Imagino mi vello púbico como un campo y mi sexo un tallo de trigo con la espiga en lo alto. La guadaña es demasiado grande, fuera de escala. En el sapo, en la amazona, en el bicho palo, veo el asombro.
—No tenía que ser así —dice la princesa amazona.
—Por favor vuelva a la cripta, acá no hay ningún campo, los trigales que recuerda se quemaron —croa o dice el sapo.
—¡Me dijeron que afilara la guadaña! —grita el segador, golpeando con el mango la lápida— Abandoné mi amada Rusia por la promesa de fortuna. ¡No me iré!
—¡Sucio mujik!
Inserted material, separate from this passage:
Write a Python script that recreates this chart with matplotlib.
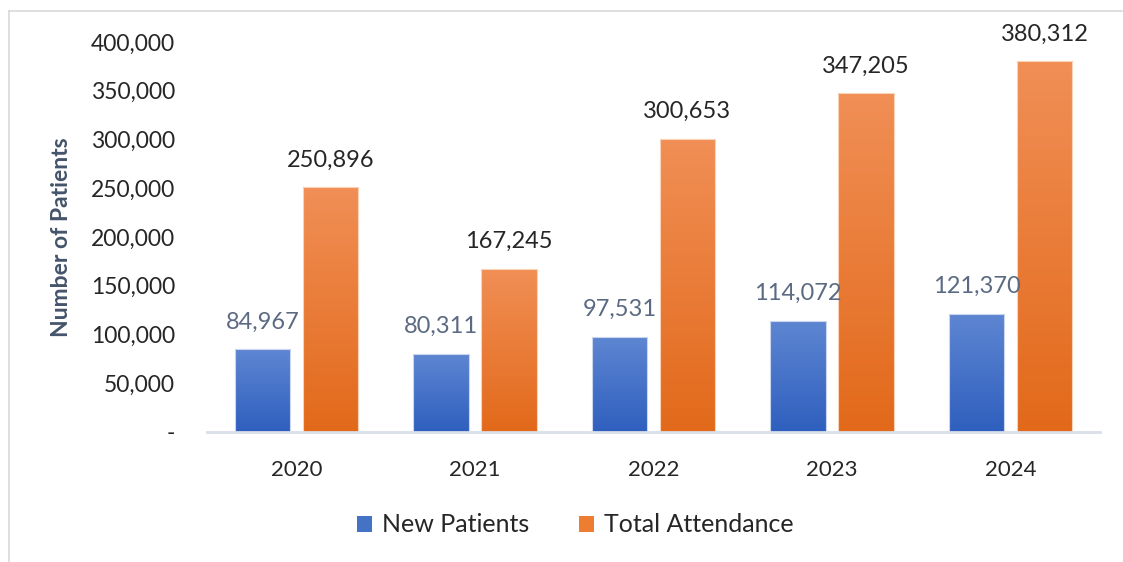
import matplotlib
matplotlib.use("Agg")
import matplotlib.pyplot as plt
import numpy as np
from matplotlib.colors import LinearSegmentedColormap
from matplotlib.lines import Line2D
from matplotlib.patches import Patch

years = ["2020", "2021", "2022", "2023", "2024"]
new_patients = [84967, 80311, 97531, 114072, 121370]
total_attendance = [250896, 167245, 300653, 347205, 380312]
series_names = ["New Patients", "Total Attendance"]
yticks = [0, 50000, 100000, 150000, 200000, 250000, 300000, 350000, 400000]

plt.rcParams['font.family'] = ['Lato', 'DejaVu Sans']

fig = plt.figure(figsize=(11.23, 5.62), dpi=100)
ax = fig.add_axes([207/1123, 130/562, 893/1123, 390/562])

x = np.arange(len(years))
w = 0.31
off = 0.19
b1 = ax.bar(x - off, new_patients, w, color='#4472C4', edgecolor='#C9D6EE', linewidth=0.8, zorder=2)
b2 = ax.bar(x + off, total_attendance, w, color='#ED7D31', edgecolor='#F8D3B8', linewidth=0.8, zorder=2)

cm_blue = LinearSegmentedColormap.from_list('b', ['#2F5FBE', '#5E86D2'])
cm_orng = LinearSegmentedColormap.from_list('o', ['#E2691A', '#F18F56'])
grad = np.linspace(0, 1, 256).reshape(-1, 1)
for bars, cm in ((b1, cm_blue), (b2, cm_orng)):
    for p in bars:
        x0, y0, ww, hh = p.get_x(), p.get_y(), p.get_width(), p.get_height()
        im = ax.imshow(grad, cmap=cm, origin='lower', aspect='auto',
                       extent=[x0, x0 + ww, y0, y0 + hh], zorder=2.5)
        im.set_clip_path(p)
        p.set_facecolor('none')
        p.set_zorder(3)

ax.set_xlim(-0.5, len(years) - 0.5)
ax.set_ylim(0, 400000)
ax.set_yticks(yticks)
ax.set_yticklabels(['-' if v == 0 else f"{v:,}" for v in yticks])
ax.set_xticks(x)
ax.set_xticklabels(years)
ax.tick_params(axis='y', length=0, pad=23, labelsize=16.5, labelcolor='#262626')
ax.tick_params(axis='x', length=0, pad=20, labelsize=16, labelcolor='#262626')
for s in ['top', 'right', 'left']:
    ax.spines[s].set_visible(False)
ax.spines['bottom'].set_color('#D9DEE8')
ax.spines['bottom'].set_linewidth(2)
ax.spines['bottom'].set_zorder(4)

for i, v in enumerate(new_patients):
    ax.annotate(f"{v:,}", (x[i] - off, v), xytext=(0, 12), textcoords='offset points',
                ha='center', va='bottom', fontsize=17, color='#5B6A82', clip_on=False, zorder=5)
for i, v in enumerate(total_attendance):
    ax.annotate(f"{v:,}", (x[i] + off, v), xytext=(0, 12), textcoords='offset points',
                ha='center', va='bottom', fontsize=17, color='#262626', clip_on=False, zorder=5)

fig.text(62/1123, 1 - 237/562, "Number of Patients", rotation=90, ha='center', va='center',
         fontsize=16.5, fontweight='bold', color='#44546A')

handles = [Patch(facecolor='#4472C4', edgecolor='none'), Patch(facecolor='#ED7D31', edgecolor='none')]
fig.legend(handles, series_names, loc='center', bbox_to_anchor=(575/1123, 1 - 525/562),
           ncol=2, frameon=False, fontsize=18, handlelength=0.6, handleheight=0.6,
           handletextpad=0.4, columnspacing=2.0, labelcolor='#262626')

fig.add_artist(Line2D([9/1123, 1], [1 - 11/562, 1 - 11/562], transform=fig.transFigure, color='#D9D9D9', lw=1.2))
fig.add_artist(Line2D([9/1123, 9/1123], [0, 1 - 11/562], transform=fig.transFigure, color='#D9D9D9', lw=1.2))

fig.savefig('out.png', dpi=100, facecolor='white')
Si no se va ahora mismo llamaré a los cosacos —dice la princesa amazona.
—Se equivoca de época, señorita, la revolución me dio derechos, los sóviets me protegen, ¡no me iré!
Blande la guadaña y ahora estoy seguro de que es la muerte que sega vidas. Los soldaditos, en gran número, suben por las piernas del mujik como un enjambre de hormigas legionarias. Pero son insuficientes, a su paso no dejan huella de daño, imagino que gracias a la piel curtida por el sol, las chinches y las pulgas que infectaban los camastros de las isbá, como les llaman a las casas campesinas en Rusia. El único que se le podría oponer, por tamaño y fuerza, soy yo.
—De ninguna manera, pídame otra cosa, si lo desato se escapará —dice el astronauta.
Ante la posibilidad de la muerte o la pérdida de mi virilidad, debería ocurrir que la fuerza de mi voluntad se multiplicara en relación directa y proporcional a la seriedad del peligro. No ocurre así. Me siento impotente por adelantado. El mujik, por matar al sapo, casi descarga su guadaña en mi bragueta. ¡Ahora entiendo! Lo hacen enojar para que me cape involuntariamente, ya que a conciencia solo sabe segar campos y cuellos de terratenientes y comisarios. No podré tener hijos ni disfrutar las mieles del sexo. ¿Habré tenido alguno con Inés Rodríguez, en el caso de haber estado casado con ella? No es probable, ya que soy el único sobreviviente y no he visto tumbas pequeñas al lado de la tumba materna.